Article 63(1)(b) BRRD requires Member States to ensure that the RA have “the power to take control of an institution under resolution and exercise all the rights and powers conferred
upon the shareholders other owners and the management body of the institution under resolution”.
Article 63(2) BRRD provides that “Member States shall take all necessary measures to ensure that, when applying the resolution tools and exercise the resolution powers, resolution
authorities are not subject to any of the following requirements that would otherwise apply by virtue of national law or contract or otherwise: […]
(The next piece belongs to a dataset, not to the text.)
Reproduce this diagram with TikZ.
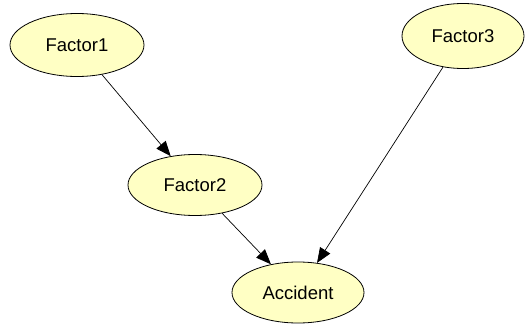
\documentclass[tikz,border=0pt]{standalone}
\usepackage{fontspec}
\setmainfont{Liberation Sans}
\usepackage{tikz}
\usetikzlibrary{arrows.meta, shapes.geometric}
\definecolor{factorfill}{HTML}{FFFFC4}

\begin{document}
\begin{tikzpicture}[
  x=1pt, y=-1pt,
  every node/.style={font=\fontsize{18.5}{20}\selectfont, align=center},
  factor/.style={ellipse, draw=black, fill=factorfill, line width=0.8pt,
                 minimum width=134pt, minimum height=63pt, inner sep=0pt},
  arr/.style={-{Triangle[length=15pt, width=12pt]}, line width=0.7pt}
]
  \useasboundingbox (0,0) rectangle (525,324);

  % --- Factors ---
  \node[factor] (f1) at (77, 45) {Factor1};
  \node[factor, minimum width=122pt, minimum height=65pt] (f3) at (463, 36) {Factor3};
  \node[factor, minimum height=61pt] (f2) at (195, 185) {Factor2};

  % --- Outcome ---
  \node[factor, minimum width=132pt, minimum height=61pt] (acc) at (298, 292.5) {Accident};

  % --- Arrows ---
  \draw[arr] (f1) -- (f2);
  \draw[arr] (f2) -- (acc);
  \draw[arr] (f3) -- (acc);

\end{tikzpicture}
\end{document}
a) subject to Article 3(6) [prior ministry’s approval of action bearing fiscal impact] and 85(1) [judicial approval of the resolution action, if provided for by national legislation] requirements to obtain approval or consent from any person either public or private, including shareholders and creditors of the institution under resolution;
b) prior to the exercise of the power, procedural requirements to notify any person including any requirement to publish any notice or prospectus or to file or register any document with any authority.
In particular, Member States shall ensure that resolution authorities can exercise the powers under this Article irrespective of any restriction on, requirement for consent for, transfer of the financial instruments, rights, assets or liabilities in question that might otherwise apply”.
Article 2 of Directive 2001/24/EC on the winding-up of credit institutions and investment firms, as amended by Article 117 BRRD, includes the “application of resolution tools and the
exercise of resolution powers” by the RA within the notion of “reorganisation measures” set out therein.
Article 3(2) of Directive 2001/24/EC provides that reorganisation measures enjoy automatic mutual recognition throughout the EU:
“They shall be fully effective in accordance with the legislation of that Member State throughout the Community without any further formalities, including as against third parties in other Member States, even where the rules of the host Member State applicable to them do not provide for such measures or make their implementation subject to conditions which
are not fulfilled. The reorganisation measures shall be effective throughout the Community once they become effective in the Member State where they have been taken”.
No. The resolution authority is appointed by Member States (as a public administrative authority or authority entrusted with public administrative powers), in accordance with Article 3 BRRD, ensuring it has the necessary expertise, resources and operational capacity, as well as independence. It is entitled to take control of an entity under resolution and a bridge bank and to exercise all the rights and powers conferred upon the shareholders of an institution under resolution pursuant to Articles 63(1)(b) and 72(1) BRRD.
Moreover, the resolution authority’s action is not subject to procedural requirements (which would otherwise apply) to obtain approval/consent from any private or public person (cf. Article 63(2) BRRD).
These elements entail that, if the resolution authority, as a result of the exercise of resolution powers or the use of resolution tools, acquires or increases a direct or indirect qualifying holding (as defined in Article 4(1)(36) CRR) over the institution under resolution or a bridge bank, the assessment under Article 22 CRD does not apply to the resolution authority.
It follows from above that, whenever the institution under resolution in Member State A owns or increases a qualifying holding in an entity located in Member State B, Article 22 CRD does not entail that the resolution authority of Member State A is subject to the qualifying holding assessment by the competent authority of Member State B.
The answers clarify provisions already contained in the applicable legislation. They do not extend in any way the rights and obligations deriving from such legislation nor do they introduce any additional requirements for the concerned operators and competent authorities. The answers are merely intended to assist natural or legal persons, including competent authorities and Union institutions and bodies in clarifying the application or implementation of the relevant legal provisions. Only the Court of Justice of the European Union is competent to authoritatively interpret Union law. The views expressed in the internal Commission Decision cannot prejudge the position that the European Commission might take before the Union and national courts.